In his letter, he says, "the anticipated contract has to make explicit reference to the Progressive Union and the communities affiliated with it."

But Central Council President Paul Spiegel said the council includes all streams of Judaism, so specific movements don’t need to be named in the contract.

Spiegel told JTA the council would not exclude any Jewish group from membership — and therefore funding — as long as its members meet the requirements of halachah, or Jewish law.

Spiegel said a progressive congregation in Lower Saxony had applied for membership in the Central Council. The application will be considered at the next meeting of the board, he said.

"We have to be convinced — as always — that the members of these communities are Jews, based on halachah. We don’t want the Society for Christian-Jewish Cooperation to become members of the Central Council," he said.

The letter to Schroeder is part of a three-pronged battle in which the World Union, with some 2 million members worldwide, and its German affiliate are pressuring the German government and American Reform Jewry, and through them, the German Jewish establishment that they say refuses to accept them.
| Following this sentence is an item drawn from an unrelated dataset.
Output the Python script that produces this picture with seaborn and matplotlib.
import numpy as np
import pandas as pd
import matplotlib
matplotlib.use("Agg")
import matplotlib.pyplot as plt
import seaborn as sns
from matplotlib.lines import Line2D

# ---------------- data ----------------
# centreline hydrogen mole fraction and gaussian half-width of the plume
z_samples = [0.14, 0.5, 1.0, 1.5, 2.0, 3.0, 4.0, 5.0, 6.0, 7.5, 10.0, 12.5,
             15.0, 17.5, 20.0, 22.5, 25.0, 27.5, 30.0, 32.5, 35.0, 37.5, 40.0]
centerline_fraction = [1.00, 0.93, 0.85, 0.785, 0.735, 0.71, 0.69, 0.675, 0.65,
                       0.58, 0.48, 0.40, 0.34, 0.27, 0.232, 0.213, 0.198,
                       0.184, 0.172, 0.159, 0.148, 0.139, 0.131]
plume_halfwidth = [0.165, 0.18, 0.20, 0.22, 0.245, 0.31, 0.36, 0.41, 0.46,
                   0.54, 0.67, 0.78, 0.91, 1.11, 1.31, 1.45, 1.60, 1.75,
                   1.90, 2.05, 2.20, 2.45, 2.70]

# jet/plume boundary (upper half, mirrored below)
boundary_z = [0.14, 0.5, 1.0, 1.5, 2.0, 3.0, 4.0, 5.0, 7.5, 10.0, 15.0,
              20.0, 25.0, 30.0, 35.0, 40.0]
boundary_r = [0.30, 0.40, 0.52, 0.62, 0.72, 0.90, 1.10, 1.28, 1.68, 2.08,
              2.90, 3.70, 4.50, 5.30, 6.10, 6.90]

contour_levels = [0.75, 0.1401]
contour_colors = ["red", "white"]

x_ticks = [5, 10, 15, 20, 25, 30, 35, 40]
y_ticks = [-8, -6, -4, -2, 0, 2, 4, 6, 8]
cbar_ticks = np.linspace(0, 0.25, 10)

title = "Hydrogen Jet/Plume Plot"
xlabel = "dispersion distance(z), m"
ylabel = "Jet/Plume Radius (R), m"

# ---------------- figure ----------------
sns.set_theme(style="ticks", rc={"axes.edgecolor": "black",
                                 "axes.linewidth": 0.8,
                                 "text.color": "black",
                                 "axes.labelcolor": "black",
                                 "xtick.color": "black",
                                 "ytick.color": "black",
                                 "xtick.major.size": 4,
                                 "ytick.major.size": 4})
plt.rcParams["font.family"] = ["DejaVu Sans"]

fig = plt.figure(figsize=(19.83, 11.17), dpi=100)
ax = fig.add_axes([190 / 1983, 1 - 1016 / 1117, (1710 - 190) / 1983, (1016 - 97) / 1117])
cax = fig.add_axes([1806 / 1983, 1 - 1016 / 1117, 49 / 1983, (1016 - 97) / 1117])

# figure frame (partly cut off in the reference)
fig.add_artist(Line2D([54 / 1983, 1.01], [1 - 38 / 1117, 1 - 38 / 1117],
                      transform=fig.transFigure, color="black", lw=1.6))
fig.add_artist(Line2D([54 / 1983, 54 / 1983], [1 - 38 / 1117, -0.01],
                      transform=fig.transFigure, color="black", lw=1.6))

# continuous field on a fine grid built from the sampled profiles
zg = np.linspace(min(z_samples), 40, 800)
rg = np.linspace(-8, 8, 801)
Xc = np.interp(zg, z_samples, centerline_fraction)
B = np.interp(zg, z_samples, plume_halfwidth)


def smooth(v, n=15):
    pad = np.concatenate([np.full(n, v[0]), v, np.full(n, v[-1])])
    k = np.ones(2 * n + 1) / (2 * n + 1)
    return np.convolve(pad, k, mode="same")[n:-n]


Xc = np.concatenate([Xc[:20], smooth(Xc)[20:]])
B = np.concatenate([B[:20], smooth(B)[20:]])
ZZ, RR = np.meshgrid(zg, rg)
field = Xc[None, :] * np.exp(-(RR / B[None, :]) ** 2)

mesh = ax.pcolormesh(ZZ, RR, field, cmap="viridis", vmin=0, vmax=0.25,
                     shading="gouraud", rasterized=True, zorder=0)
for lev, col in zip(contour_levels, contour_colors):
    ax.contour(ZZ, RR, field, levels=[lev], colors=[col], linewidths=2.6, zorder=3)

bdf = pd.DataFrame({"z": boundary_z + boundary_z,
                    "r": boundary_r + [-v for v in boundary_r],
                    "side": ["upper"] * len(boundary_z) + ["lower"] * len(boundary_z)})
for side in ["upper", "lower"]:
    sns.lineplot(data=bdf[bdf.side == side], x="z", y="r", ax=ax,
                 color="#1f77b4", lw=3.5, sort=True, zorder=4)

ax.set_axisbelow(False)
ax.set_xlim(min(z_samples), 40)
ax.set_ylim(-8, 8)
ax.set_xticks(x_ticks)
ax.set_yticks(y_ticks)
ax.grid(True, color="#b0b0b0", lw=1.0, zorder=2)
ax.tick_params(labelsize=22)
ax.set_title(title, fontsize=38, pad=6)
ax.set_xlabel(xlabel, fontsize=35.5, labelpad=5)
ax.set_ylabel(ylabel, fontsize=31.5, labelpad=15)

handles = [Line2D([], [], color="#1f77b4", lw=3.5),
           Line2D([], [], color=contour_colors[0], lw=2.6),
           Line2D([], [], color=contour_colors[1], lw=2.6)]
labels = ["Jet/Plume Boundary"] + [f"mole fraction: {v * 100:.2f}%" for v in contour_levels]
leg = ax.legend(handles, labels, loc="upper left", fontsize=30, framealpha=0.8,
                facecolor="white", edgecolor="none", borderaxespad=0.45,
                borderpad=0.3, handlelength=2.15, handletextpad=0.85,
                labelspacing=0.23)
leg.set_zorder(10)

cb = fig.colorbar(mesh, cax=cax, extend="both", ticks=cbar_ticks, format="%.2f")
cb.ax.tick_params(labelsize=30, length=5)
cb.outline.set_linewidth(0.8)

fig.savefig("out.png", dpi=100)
Some observers see the battle as long overdue, heralding the return of liberal Judaism to the country of its birth. The Reform movement has its roots in mid-19th century Germany.
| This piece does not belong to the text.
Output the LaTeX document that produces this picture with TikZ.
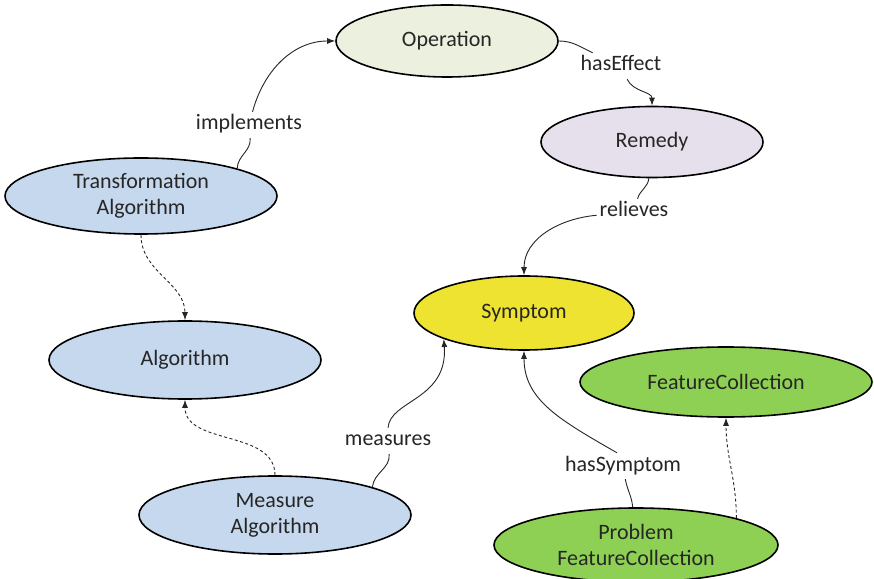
\documentclass[tikz,border=0pt]{standalone}
\usepackage{fontspec}
\setmainfont{Carlito}
\usetikzlibrary{shapes.geometric,arrows.meta}
\definecolor{opfill}{HTML}{EBF1DE}
\definecolor{remfill}{HTML}{E5E0EC}
\definecolor{algfill}{HTML}{C6D8EE}
\definecolor{symfill}{HTML}{EEE330}
\definecolor{fcfill}{HTML}{8ED053}
\definecolor{txt}{HTML}{262626}
\begin{document}
\begin{tikzpicture}[x=1pt,y=1pt,
  concept/.style={ellipse,draw=black,line width=1.6pt,inner sep=0pt,align=center,
    font=\fontsize{22}{26}\selectfont,text=txt},
  rel/.style={inner sep=3pt,font=\fontsize{22}{26}\selectfont,text=txt,
    text height=15pt,text depth=5pt},
  link/.style={line width=0.9pt,draw=black!85},
  tip/.style={-{Latex[length=8pt,width=6pt]}},
  isa/.style={link,dash pattern=on 3pt off 2.5pt}]
\fill[white] (0,0) rectangle (874,578);
\useasboundingbox (0,0) rectangle (874,578);

\node[concept,fill=opfill,minimum width=222pt,minimum height=72pt] (O) at (447,537) {Operation};
\node[concept,fill=remfill,minimum width=222pt,minimum height=71pt] (R) at (652,436) {Remedy};
\node[concept,fill=algfill,minimum width=272pt,minimum height=76pt] (T) at (141,382) {Transformation\\Algorithm};
\node[concept,fill=algfill,minimum width=272pt,minimum height=78pt] (A) at (185,218) {Algorithm};
\node[concept,fill=algfill,minimum width=272pt,minimum height=78pt] (MA) at (275,63) {Measure\\Algorithm};
\node[concept,fill=symfill,minimum width=220pt,minimum height=74pt] (S) at (524,265) {Symptom};
\node[concept,fill=fcfill,minimum width=292pt,minimum height=70pt] (FC) at (726,196) {FeatureCollection};
\node[concept,fill=fcfill,minimum width=284pt,minimum height=74pt] (PF) at (636,33) {Problem\\FeatureCollection};

\node[rel] (impl) at (249,453) {implements};
\node[rel] (he) at (621,512) {hasEffect};
\node[rel] (rl) at (634,366) {relieves};
\node[rel] (ms) at (388,137) {measures};
\node[rel] (hs) at (623,112) {hasSymptom};

\draw[link] (T.16) to[out=88,in=-85] (impl);
\draw[link,tip] (impl) to[out=75,in=180] (O);
\draw[link] (O) to[out=0,in=155] (he);
\draw[link,tip] (he) to[out=-65,in=90] (R);
\draw[link] (R) to[out=-95,in=75] (rl);
\draw[link,tip] (rl) to[out=185,in=90] (S);
\draw[link] (MA.16) to[out=85,in=-85] (ms);
\draw[link,tip] (ms.north) .. controls (390,178) and (448,178) .. (S.198);
\draw[link] (PF) to[out=95,in=-80] (hs);
\draw[link,tip] ([xshift=-6pt]hs.north) .. controls (560,158) and (524,178) .. (S.south);

\draw[isa,tip] (T) to[out=-90,in=90] (A);
\draw[isa,tip] (MA) to[out=90,in=-90] (A);
\draw[isa,tip] (PF.15) to[out=90,in=-90] (FC);
\end{tikzpicture}
\end{document}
But critics see this as an attempt by a small group to establish itself outside the umbrella of the Central Council, thereby laying claim to government subsidies to religious groups. They say such a split is destructive and unnecessary, as long as the members of the Progressive movements meet traditional standards of "who is a Jew."

The Central Council, created after World War II, is designed to be inclusive. But unlike in America, the German model is an umbrella that only covers those defined as Jewish according to Jewish law. Most European Progressive movements abide by matrilineal descent, but their policies on conversion to Judaism do not meet Jewish legal standards.
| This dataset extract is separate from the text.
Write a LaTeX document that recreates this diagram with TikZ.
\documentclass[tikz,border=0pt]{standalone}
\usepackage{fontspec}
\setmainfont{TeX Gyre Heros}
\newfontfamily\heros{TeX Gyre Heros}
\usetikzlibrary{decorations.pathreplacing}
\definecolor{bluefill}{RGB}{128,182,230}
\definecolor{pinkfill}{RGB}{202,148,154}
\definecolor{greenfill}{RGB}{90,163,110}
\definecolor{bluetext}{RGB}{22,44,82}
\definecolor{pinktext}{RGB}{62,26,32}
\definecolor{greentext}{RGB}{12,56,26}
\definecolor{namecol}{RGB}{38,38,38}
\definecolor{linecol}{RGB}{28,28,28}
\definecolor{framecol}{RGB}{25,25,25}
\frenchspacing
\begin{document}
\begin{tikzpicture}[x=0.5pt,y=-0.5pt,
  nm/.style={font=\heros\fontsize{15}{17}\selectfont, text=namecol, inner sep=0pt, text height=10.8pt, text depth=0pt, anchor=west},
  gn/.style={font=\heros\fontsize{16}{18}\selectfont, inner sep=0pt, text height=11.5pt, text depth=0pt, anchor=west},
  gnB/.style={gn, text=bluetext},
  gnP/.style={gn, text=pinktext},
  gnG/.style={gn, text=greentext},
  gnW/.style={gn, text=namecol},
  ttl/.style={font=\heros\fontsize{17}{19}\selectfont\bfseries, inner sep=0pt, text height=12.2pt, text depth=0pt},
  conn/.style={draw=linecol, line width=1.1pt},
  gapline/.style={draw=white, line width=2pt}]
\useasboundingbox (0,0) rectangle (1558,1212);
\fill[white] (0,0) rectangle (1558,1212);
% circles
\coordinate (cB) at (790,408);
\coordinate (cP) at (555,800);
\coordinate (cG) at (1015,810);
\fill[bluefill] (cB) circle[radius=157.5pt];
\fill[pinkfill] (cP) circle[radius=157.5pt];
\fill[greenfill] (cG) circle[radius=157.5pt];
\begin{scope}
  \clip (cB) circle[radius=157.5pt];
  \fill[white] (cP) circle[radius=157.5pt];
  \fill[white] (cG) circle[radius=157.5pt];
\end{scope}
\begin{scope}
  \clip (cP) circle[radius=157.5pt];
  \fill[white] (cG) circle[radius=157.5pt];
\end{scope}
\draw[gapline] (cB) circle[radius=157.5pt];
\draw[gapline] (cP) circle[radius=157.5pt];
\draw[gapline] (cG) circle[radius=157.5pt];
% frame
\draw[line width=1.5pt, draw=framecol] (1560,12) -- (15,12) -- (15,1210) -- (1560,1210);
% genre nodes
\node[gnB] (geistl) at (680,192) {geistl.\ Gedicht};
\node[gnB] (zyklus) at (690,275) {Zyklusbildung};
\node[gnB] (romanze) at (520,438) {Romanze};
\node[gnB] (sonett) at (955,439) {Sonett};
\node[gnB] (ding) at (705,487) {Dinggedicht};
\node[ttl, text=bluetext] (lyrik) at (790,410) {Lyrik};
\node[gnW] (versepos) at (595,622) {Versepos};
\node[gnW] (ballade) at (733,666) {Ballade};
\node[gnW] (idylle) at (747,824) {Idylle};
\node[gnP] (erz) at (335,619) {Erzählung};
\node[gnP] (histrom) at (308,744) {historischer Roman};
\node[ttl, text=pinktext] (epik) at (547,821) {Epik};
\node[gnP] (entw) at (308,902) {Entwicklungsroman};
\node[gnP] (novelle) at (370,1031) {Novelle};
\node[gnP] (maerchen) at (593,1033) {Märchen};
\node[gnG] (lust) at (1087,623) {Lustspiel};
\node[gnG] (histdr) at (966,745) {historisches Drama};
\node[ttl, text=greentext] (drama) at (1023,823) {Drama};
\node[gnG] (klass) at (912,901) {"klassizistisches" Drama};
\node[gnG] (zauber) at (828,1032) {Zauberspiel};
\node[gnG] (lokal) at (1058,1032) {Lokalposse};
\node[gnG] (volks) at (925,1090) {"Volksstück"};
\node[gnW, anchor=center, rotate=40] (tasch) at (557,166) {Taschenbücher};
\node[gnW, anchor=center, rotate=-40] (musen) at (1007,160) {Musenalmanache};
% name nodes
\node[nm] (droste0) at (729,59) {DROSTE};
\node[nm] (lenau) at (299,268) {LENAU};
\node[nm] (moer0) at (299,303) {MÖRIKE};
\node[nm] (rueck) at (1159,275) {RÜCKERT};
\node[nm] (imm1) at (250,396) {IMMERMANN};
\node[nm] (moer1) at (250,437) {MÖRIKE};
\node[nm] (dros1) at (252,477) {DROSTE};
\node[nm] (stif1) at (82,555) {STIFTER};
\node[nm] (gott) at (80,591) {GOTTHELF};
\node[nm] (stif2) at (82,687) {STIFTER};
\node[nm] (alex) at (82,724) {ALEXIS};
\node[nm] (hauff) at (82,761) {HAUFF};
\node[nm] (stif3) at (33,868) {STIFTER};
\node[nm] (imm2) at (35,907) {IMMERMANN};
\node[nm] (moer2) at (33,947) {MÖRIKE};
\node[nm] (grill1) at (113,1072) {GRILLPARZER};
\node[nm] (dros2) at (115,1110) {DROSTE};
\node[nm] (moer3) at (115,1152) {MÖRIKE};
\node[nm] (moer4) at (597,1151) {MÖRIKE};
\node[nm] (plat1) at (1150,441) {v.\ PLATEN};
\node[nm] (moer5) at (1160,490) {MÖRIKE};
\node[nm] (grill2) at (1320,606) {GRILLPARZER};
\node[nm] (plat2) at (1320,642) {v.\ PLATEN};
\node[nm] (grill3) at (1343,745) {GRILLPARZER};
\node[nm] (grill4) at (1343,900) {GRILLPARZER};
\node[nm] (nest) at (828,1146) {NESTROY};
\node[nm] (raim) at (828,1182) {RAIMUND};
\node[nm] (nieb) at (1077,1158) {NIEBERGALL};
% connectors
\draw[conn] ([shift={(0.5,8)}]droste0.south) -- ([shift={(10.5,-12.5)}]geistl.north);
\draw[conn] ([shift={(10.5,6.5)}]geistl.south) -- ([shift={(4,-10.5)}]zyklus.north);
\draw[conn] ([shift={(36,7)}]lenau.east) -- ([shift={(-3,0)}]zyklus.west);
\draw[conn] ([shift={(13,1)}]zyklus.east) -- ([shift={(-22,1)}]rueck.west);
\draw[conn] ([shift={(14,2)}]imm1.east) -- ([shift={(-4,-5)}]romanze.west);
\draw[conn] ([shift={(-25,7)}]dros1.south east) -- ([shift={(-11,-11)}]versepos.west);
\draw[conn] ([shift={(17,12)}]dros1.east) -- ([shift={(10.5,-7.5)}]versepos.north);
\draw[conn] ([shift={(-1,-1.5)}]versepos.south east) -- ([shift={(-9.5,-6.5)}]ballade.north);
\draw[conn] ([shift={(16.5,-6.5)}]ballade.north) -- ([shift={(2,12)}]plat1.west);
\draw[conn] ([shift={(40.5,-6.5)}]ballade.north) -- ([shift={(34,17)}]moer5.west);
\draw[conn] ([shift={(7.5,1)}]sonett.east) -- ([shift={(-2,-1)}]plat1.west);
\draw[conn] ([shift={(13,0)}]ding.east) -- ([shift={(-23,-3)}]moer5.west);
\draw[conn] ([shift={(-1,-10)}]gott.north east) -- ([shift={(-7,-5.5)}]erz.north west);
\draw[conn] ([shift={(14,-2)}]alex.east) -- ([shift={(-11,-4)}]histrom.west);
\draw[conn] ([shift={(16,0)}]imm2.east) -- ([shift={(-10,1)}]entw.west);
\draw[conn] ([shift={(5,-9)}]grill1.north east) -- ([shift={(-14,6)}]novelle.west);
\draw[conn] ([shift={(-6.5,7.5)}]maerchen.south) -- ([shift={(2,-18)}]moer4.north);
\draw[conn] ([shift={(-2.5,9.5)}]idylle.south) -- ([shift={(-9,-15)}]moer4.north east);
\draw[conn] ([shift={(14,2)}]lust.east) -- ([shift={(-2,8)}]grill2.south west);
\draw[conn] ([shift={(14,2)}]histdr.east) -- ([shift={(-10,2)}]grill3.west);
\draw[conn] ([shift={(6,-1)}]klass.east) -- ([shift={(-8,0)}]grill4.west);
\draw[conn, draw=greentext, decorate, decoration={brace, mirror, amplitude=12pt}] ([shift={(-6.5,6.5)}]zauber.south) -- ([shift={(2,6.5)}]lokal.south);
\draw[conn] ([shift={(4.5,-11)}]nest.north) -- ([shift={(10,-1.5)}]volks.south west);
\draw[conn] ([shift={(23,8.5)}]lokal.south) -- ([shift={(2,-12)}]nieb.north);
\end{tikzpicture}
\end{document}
Though it does not accept non-Jews as members, the Progressive movement encourages non-Jewish spouses and children to participate in religious life as a means of bringing them toward full membership as converts, said a spokesperson.

According to a Progressive Union spokesperson, there are about 2,000 members in 15 Progressive Union congregations in Germany. Excluding the members of the Progressive Union, there are some 100,000 Jews in Germany, and 83 congregations serving them.

In 1998, the Reform movement’s Central Conference of American Rabbis passed a resolution decrying what it called "discrimination" against Reform groups "by the organized Jewish community virtually everywhere" in Germany.

The group called on the German government and officials of the Jewish communities to support pluralism and end discrimination in funding for Progressive Jewish congregations.

In 2002, the Progressive Union in Germany tested the courts, with as-yet-inconclusive results. A congregation in the former East German city of Halle, which belongs to the Progressive Union but chose not to join the Central Council, sued for a share of the state subsidies distributed by the council. According to Germany’s highest administrative court, the congregation did not seek arbitration with the Central Council before suing.

In February 2002, the high court sent the claim back to a lower court to decide whether this was a religious organization worthy of state funding and to determine whether the congregation’s claim was purely financial.

No decision has yet been reached.

In recent weeks, following the November announcement of the new government contract with the German Jewish community, leaders of the World Union and its American affiliate, the Union of American Hebrew Congregations, have pressed their case in all the German consulates in the United States, as well as the German embassies in Washington and Tel Aviv.

In each instance, they have been told that the German government is sympathetic to their cause but does not get involved with the internal affairs of religious groups.

Regev told JTA he was encouraged by positive meetings with Paul Spiegel and Central Council Director Stefan Kramer in the fall. "I would not have jumped the gun if it had not been for the surprise announcement about the federal contract," he said. "I would have allowed more time for this to take its course. But we were forced to move."